### Entries shown:
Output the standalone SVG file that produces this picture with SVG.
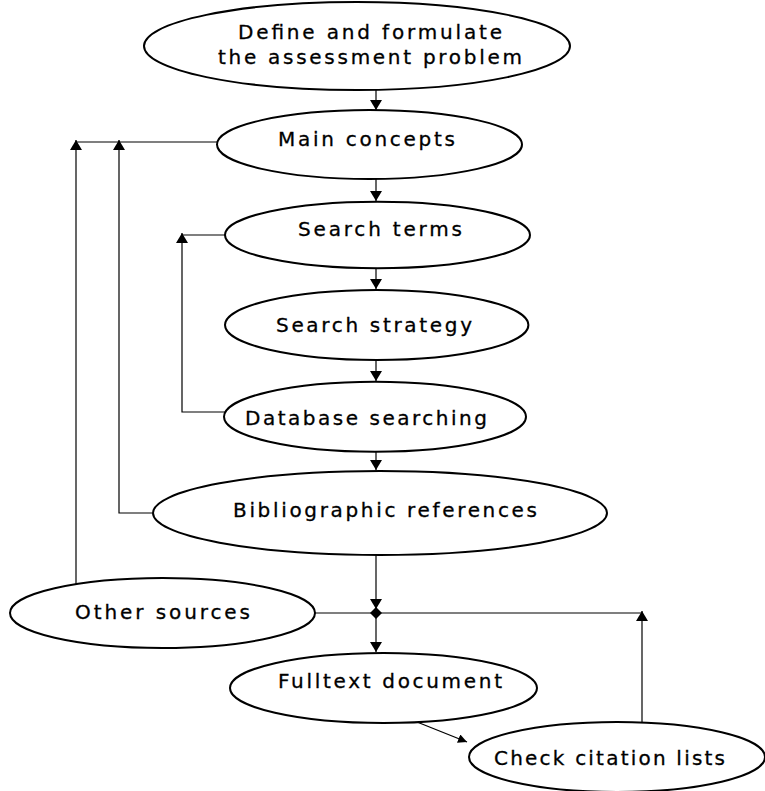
<svg xmlns="http://www.w3.org/2000/svg" width="765" height="791" viewBox="0 0 765 791">
<style>
.node ellipse{fill:#fff;stroke:#000;stroke-width:2}
.node text{font-family:"DejaVu Sans","Verdana",sans-serif;font-size:20px;fill:#000;stroke:#000;stroke-width:0.3}
.conn path{fill:none;stroke:#000;stroke-width:1.2}
</style>
<defs>
<marker id="arr" viewBox="0 0 10 12" refX="10" refY="6" markerWidth="10" markerHeight="12" markerUnits="userSpaceOnUse" orient="auto">
<path d="M0,0 L10,6 L0,12 z" fill="#000"/>
</marker>
<marker id="arrs" viewBox="0 0 10 10" refX="10" refY="5" markerWidth="9" markerHeight="9" markerUnits="userSpaceOnUse" orient="auto">
<path d="M0,0 L10,5 L0,10 z" fill="#000"/>
</marker>
</defs>
<rect width="765" height="791" fill="#fff"/>
<g id="connectors" class="conn">
<path d="M376,90 V110" marker-end="url(#arr)"/>
<path d="M376,179 V201" marker-end="url(#arr)"/>
<path d="M376,268 V289" marker-end="url(#arr)"/>
<path d="M376,360 V381" marker-end="url(#arr)"/>
<path d="M376,452 V470" marker-end="url(#arr)"/>
<path d="M376,555 V609" marker-end="url(#arr)"/>
<path d="M376,613 V652" marker-end="url(#arr)"/>
<path d="M315,613 H642"/>
<path d="M642,722 V611" marker-end="url(#arr)"/>
<path d="M417,722 L467,742" marker-end="url(#arrs)"/>
<path d="M217,142 H76"/>
<path d="M76,584 V140" marker-end="url(#arr)"/>
<path d="M152,513 H119 V140" marker-end="url(#arr)"/>
<path d="M225,235 H182"/>
<path d="M225,412 H182 V233" marker-end="url(#arr)"/>
<polygon points="376,607 382,613 376,619 370,613" fill="#000"/>
</g>
<g id="n-define" class="node">
<ellipse cx="357" cy="46" rx="213" ry="44"/>
<text x="238" y="39" textLength="264" lengthAdjust="spacing">Define and formulate</text>
<text x="218" y="64" textLength="304" lengthAdjust="spacing">the assessment problem</text>
</g>
<g id="n-main" class="node">
<ellipse cx="369.5" cy="144.5" rx="152.5" ry="34.5"/>
<text x="278" y="146" textLength="177" lengthAdjust="spacing">Main concepts</text>
</g>
<g id="n-terms" class="node">
<ellipse cx="377.5" cy="235" rx="152.5" ry="33.3"/>
<text x="298" y="236" textLength="164" lengthAdjust="spacing">Search terms</text>
</g>
<g id="n-strategy" class="node">
<ellipse cx="376.7" cy="325" rx="151.7" ry="35"/>
<text x="276" y="332" textLength="196" lengthAdjust="spacing">Search strategy</text>
</g>
<g id="n-database" class="node">
<ellipse cx="375" cy="416.7" rx="151" ry="35"/>
<text x="245" y="425" textLength="242" lengthAdjust="spacing">Database searching</text>
</g>
<g id="n-biblio" class="node">
<ellipse cx="380" cy="513" rx="227" ry="42"/>
<text x="233" y="517" textLength="304" lengthAdjust="spacing">Bibliographic references</text>
</g>
<g id="n-other" class="node">
<ellipse cx="162.5" cy="613" rx="152.5" ry="35"/>
<text x="75" y="619" textLength="175" lengthAdjust="spacing">Other sources</text>
</g>
<g id="n-fulltext" class="node">
<ellipse cx="383.5" cy="688" rx="153.5" ry="35"/>
<text x="278" y="688" textLength="224" lengthAdjust="spacing">Fulltext document</text>
</g>
<g id="n-check" class="node">
<ellipse cx="617" cy="757" rx="148" ry="35"/>
<text x="494" y="765" textLength="231" lengthAdjust="spacing">Check citation lists</text>
</g>
</svg>
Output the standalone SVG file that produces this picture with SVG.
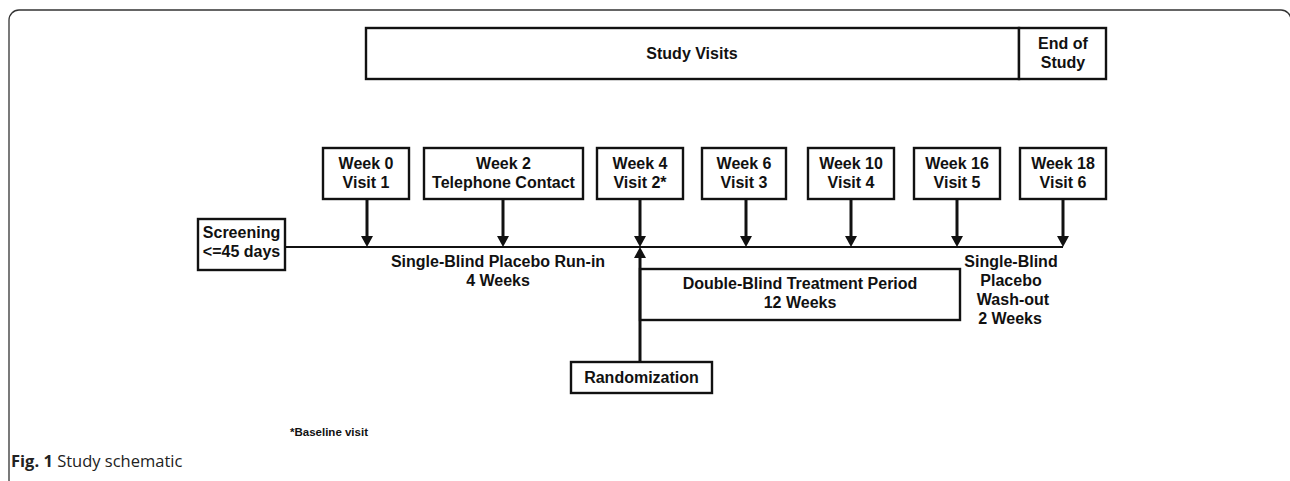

### What you need to do:
Replicate the material above verbatim; images stay out of the copy.

### Solution to this task:
Output the standalone SVG file that produces this picture with SVG.
<svg xmlns="http://www.w3.org/2000/svg" width="765" height="791" viewBox="0 0 765 791">
<style>
.node ellipse{fill:#fff;stroke:#000;stroke-width:2}
.node text{font-family:"DejaVu Sans","Verdana",sans-serif;font-size:20px;fill:#000;stroke:#000;stroke-width:0.3}
.conn path{fill:none;stroke:#000;stroke-width:1.2}
</style>
<defs>
<marker id="arr" viewBox="0 0 10 12" refX="10" refY="6" markerWidth="10" markerHeight="12" markerUnits="userSpaceOnUse" orient="auto">
<path d="M0,0 L10,6 L0,12 z" fill="#000"/>
</marker>
<marker id="arrs" viewBox="0 0 10 10" refX="10" refY="5" markerWidth="9" markerHeight="9" markerUnits="userSpaceOnUse" orient="auto">
<path d="M0,0 L10,5 L0,10 z" fill="#000"/>
</marker>
</defs>
<rect width="765" height="791" fill="#fff"/>
<g id="connectors" class="conn">
<path d="M376,90 V110" marker-end="url(#arr)"/>
<path d="M376,179 V201" marker-end="url(#arr)"/>
<path d="M376,268 V289" marker-end="url(#arr)"/>
<path d="M376,360 V381" marker-end="url(#arr)"/>
<path d="M376,452 V470" marker-end="url(#arr)"/>
<path d="M376,555 V609" marker-end="url(#arr)"/>
<path d="M376,613 V652" marker-end="url(#arr)"/>
<path d="M315,613 H642"/>
<path d="M642,722 V611" marker-end="url(#arr)"/>
<path d="M417,722 L467,742" marker-end="url(#arrs)"/>
<path d="M217,142 H76"/>
<path d="M76,584 V140" marker-end="url(#arr)"/>
<path d="M152,513 H119 V140" marker-end="url(#arr)"/>
<path d="M225,235 H182"/>
<path d="M225,412 H182 V233" marker-end="url(#arr)"/>
<polygon points="376,607 382,613 376,619 370,613" fill="#000"/>
</g>
<g id="n-define" class="node">
<ellipse cx="357" cy="46" rx="213" ry="44"/>
<text x="238" y="39" textLength="264" lengthAdjust="spacing">Define and formulate</text>
<text x="218" y="64" textLength="304" lengthAdjust="spacing">the assessment problem</text>
</g>
<g id="n-main" class="node">
<ellipse cx="369.5" cy="144.5" rx="152.5" ry="34.5"/>
<text x="278" y="146" textLength="177" lengthAdjust="spacing">Main concepts</text>
</g>
<g id="n-terms" class="node">
<ellipse cx="377.5" cy="235" rx="152.5" ry="33.3"/>
<text x="298" y="236" textLength="164" lengthAdjust="spacing">Search terms</text>
</g>
<g id="n-strategy" class="node">
<ellipse cx="376.7" cy="325" rx="151.7" ry="35"/>
<text x="276" y="332" textLength="196" lengthAdjust="spacing">Search strategy</text>
</g>
<g id="n-database" class="node">
<ellipse cx="375" cy="416.7" rx="151" ry="35"/>
<text x="245" y="425" textLength="242" lengthAdjust="spacing">Database searching</text>
</g>
<g id="n-biblio" class="node">
<ellipse cx="380" cy="513" rx="227" ry="42"/>
<text x="233" y="517" textLength="304" lengthAdjust="spacing">Bibliographic references</text>
</g>
<g id="n-other" class="node">
<ellipse cx="162.5" cy="613" rx="152.5" ry="35"/>
<text x="75" y="619" textLength="175" lengthAdjust="spacing">Other sources</text>
</g>
<g id="n-fulltext" class="node">
<ellipse cx="383.5" cy="688" rx="153.5" ry="35"/>
<text x="278" y="688" textLength="224" lengthAdjust="spacing">Fulltext document</text>
</g>
<g id="n-check" class="node">
<ellipse cx="617" cy="757" rx="148" ry="35"/>
<text x="494" y="765" textLength="231" lengthAdjust="spacing">Check citation lists</text>
</g>
</svg>
Output the standalone SVG file that produces this picture with SVG.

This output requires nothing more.